Herhangi bir kamu kuruluşunda, belediyelerde çalışanlar, bu işe Ak partili hüviyeti ile sahip olanlar, bilumum ihalelerle iş’lerini yürütenler, mevcut yasal ve yasadışı işlerini Ak parti ile kolaylaştıran, çeşitli imtiyazlar ile yolunu bulanlar bu mektubun muhatabı değillerdir. Çünkü onlar her devrin insanıdırlar. Parti kimlikleri ile işleri yoktur.
Sözüm; yaşam tarzlarında ve hizmetlerinde insanı odağına alan ortak akıl, ortak vicdan, ortak sağduyu, kısaca insanlık değerlerimize bağlı olan Ak partililerdir.
Sözüm; bir nedenle Ak parti politikalarını benimsemiş ancak olan bitenden memnun olmayan, insani değerlerini yitirmemiş olanlaradır.
Sözüm; demokrasinin kendileri için de çocukları için de ölümlü bir tek adamın iki dudağı arasından çıkacak sözlerden daha gerekli olduğuna inananlaradır.
***
Bu memleket, ‘talimatlarla’, ‘kıvrak zekânın’ fırıldakları arasına sıkıştı, kaldı. Yoksulluklarla dalga geçen/umursayan, yolsuzluklarla servetlerini büyüten, hırsızlıklarla övünen, ayrımcılıktan/ötekileştirmeden nemalanan ‘kıvrak zekâlılardan’ olmadığını ve onları tasvip etmediğini biliyorum.
Bu sistem ve bu insanlar yüzünden, ülkenin tüm kaynakları satıldı. Milyonlarca insan açlık sınırının altında yaşama mahkûm edildi.
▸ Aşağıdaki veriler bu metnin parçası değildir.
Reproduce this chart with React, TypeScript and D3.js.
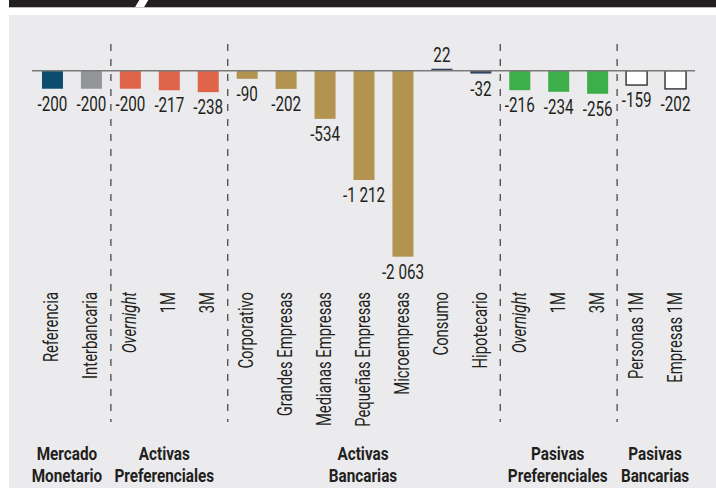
import React from "react";
import * as d3 from "d3";

// Variation of rates (basis points) by segment
const categories = [
  "Referencia", "Interbancaria",
  "Overnight", "1M", "3M",
  "Corporativo", "Grandes Empresas", "Medianas Empresas", "Pequeñas Empresas", "Microempresas", "Consumo", "Hipotecario",
  "Overnight", "1M", "3M",
  "Personas 1M", "Empresas 1M",
];
const values = [-200, -200, -200, -217, -238, -90, -202, -534, -1212, -2063, 22, -32, -216, -234, -256, -159, -202];
const valueLabels = ["-200", "-200", "-200", "-217", "-238", "-90", "-202", "-534", "-1 212", "-2 063", "22", "-32", "-216", "-234", "-256", "-159", "-202"];
const italicLabels = ["Overnight"];
const barColors = [
  "#0e4c6f", "#949598",
  "#e0644a", "#e0644a", "#e0644a",
  "#b29450", "#b29450", "#b29450", "#b29450", "#b29450", "#2f415c", "#34465f",
  "#3daf4a", "#3daf4a", "#3daf4a",
  "#ffffff", "#ffffff",
];
const groupNames = [
  ["Mercado", "Monetario"],
  ["Activas", "Preferenciales"],
  ["Activas", "Bancarias"],
  ["Pasivas", "Preferenciales"],
  ["Pasivas", "Bancarias"],
];
const groupSpans = [[0, 1], [2, 4], [5, 11], [12, 14], [15, 16]];

const W = 716;
const H = 488;
const FONT = "Roboto, 'DejaVu Sans', sans-serif";
const INK = "#231f20";

// Condensed text: Roboto squeezed horizontally along its baseline
function CText(props: {
  x: number; y: number; rotate?: number; sx?: number; size: number;
  anchor?: "start" | "middle" | "end"; weight?: string; italic?: boolean; children: React.ReactNode;
}) {
  const { x, y, rotate = 0, sx = 0.78, size, anchor = "middle", weight = "normal", italic = false } = props;
  return (
    <text
      transform={`translate(${x},${y}) rotate(${rotate}) scale(${sx},1)`}
      textAnchor={anchor}
      fontFamily={FONT}
      fontSize={size}
      fontWeight={weight}
      fontStyle={italic ? "italic" : "normal"}
      fill={INK}
    >
      {props.children}
    </text>
  );
}

export default function App() {
  const x = d3.scaleBand<number>()
    .domain(d3.range(categories.length))
    .range([33, 695])
    .paddingInner(0.46)
    .paddingOuter(0.23);
  const y = d3.scaleLinear().domain([0, -2063]).range([70.7, 256.7]);
  const bw = x.bandwidth();
  const cx = (i: number) => (x(i) as number) + bw / 2;

  const separators = groupSpans.slice(1).map(([s]) => (cx(s - 1) + cx(s)) / 2);

  return (
    <svg width={W} height={H} style={{ position: "absolute", left: 0, top: 0, display: "block" }}>
      {/* header strip */}
      <rect x={9} y={0} width={W - 9} height={7.3} fill={INK} />
      <polygon points="139.3,0 148.3,0 144,7.3 135,7.3" fill="#ffffff" />
      <rect x={9} y={15} width={W - 9} height={H - 15} fill="#ebebed" />

      {/* group separators */}
      {separators.map((sx, i) => (
        <line key={i} x1={sx} x2={sx} y1={44} y2={422} stroke="#555" strokeWidth={1.4} strokeDasharray="7,8" />
      ))}

      {/* bars */}
      {values.map((v, i) => {
        const y0 = y(0), y1 = y(v);
        const white = barColors[i] === "#ffffff";
        return (
          <rect
            key={i}
            x={x(i)}
            y={Math.min(y0, y1)}
            width={bw}
            height={Math.abs(y1 - y0)}
            fill={barColors[i]}
            stroke={white ? INK : "none"}
            strokeWidth={white ? 1.3 : 0}
          />
        );
      })}

      {/* zero line */}
      <line x1={32} x2={695} y1={y(0)} y2={y(0)} stroke="#7a7a7a" strokeWidth={1.5} />

      {/* value labels */}
      {values.map((v, i) => (
        <CText key={i} x={cx(i)} y={v >= 0 ? y(v) - 7 : y(v) + 22} size={19.5}>
          {valueLabels[i]}
        </CText>
      ))}

      {/* category labels */}
      {categories.map((c, i) => (
        <CText key={i} x={cx(i) + 6} y={292} rotate={-90} size={19.5} sx={0.76} anchor="end" italic={italicLabels.includes(c)}>
          {c}
        </CText>
      ))}

      {/* group labels */}
      {groupNames.map((g, gi) => {
        const [s, e] = groupSpans[gi];
        const gx = (cx(s) + cx(e)) / 2 - (gi < 2 ? 5 : 1);
        return (
          <g key={gi}>
            <CText x={gx} y={460} size={18} weight="bold" sx={0.85}>{g[0]}</CText>
            <CText x={gx} y={481.7} size={18} weight="bold" sx={0.85}>{g[1]}</CText>
          </g>
        );
      })}
    </svg>
  );
}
Genç işsizlik yüzde 30’lara dayandı. Hayat pahalılığı yükseldi. Barınma ve beslenme gibi temel ihtiyaçlar karşılanamaz hale gelirken, yoksullaşan halk, eğitim ve sağlık ulaşamaz hale geldi.
Yoksulun kaybettiği, zengin ve yandaşın kazandığı 21 yıllık Ak parti iktidarı, birçok alandaki talanı gözler önüne serdi. Bu dönemde ortaya çıkan ‘yandaş sermaye’nin yükselişi ise dikkatlerden kaçmadı. Yandaşa devletin tüm imkânları seferber edilerek ‘ihale fırsatları’ sunuldu. Ak partinin iktidara geldiği günden beri büyüyen şirketlerin başındaki isimlerin ortak özellikleri Ak partiye yakın olmaları oldu.
Bu sistem yüzünden, damatlar ve aile yakınları kurumlara hâkim oldu. Son dönemlerde özellikle sağlık sorunlarının artmasıyla birlikte ailenin rolü çok fazlalaştı. Ekonomi model başta olmak üzere, hayatımızı etkileyen her türlü karar bilim dayanaktan yoksun. İçinde bulunduğumuz krizlerin temelinde de bu var.
***
Toplumların yanlış tercihlerinin arkasında ekonomik, politik, sosyolojik zorluklar çok önemli rol oynayabiliyor.
Demokrasi kendini korumak zorunda. Demokrasi, kendine ait özgürlükçü değerleri savunabilen bir yapıyı yaratmalı, geliştirmeli ama aynı zamanda korumalıdır. Bunun yolu, devlet kurumlarının her koşulda demokrasiye bağlı ilkelerle ayakta kalabilmesinin sağlanmasıdır.
***
Vicdanının sesini dinlediğinde senin de tercihinin, nihayetinde kişilere bağlı olmaksızın TEK ADAM rejiminden değil de DEMOKRASİDEN yana olacağına eminim.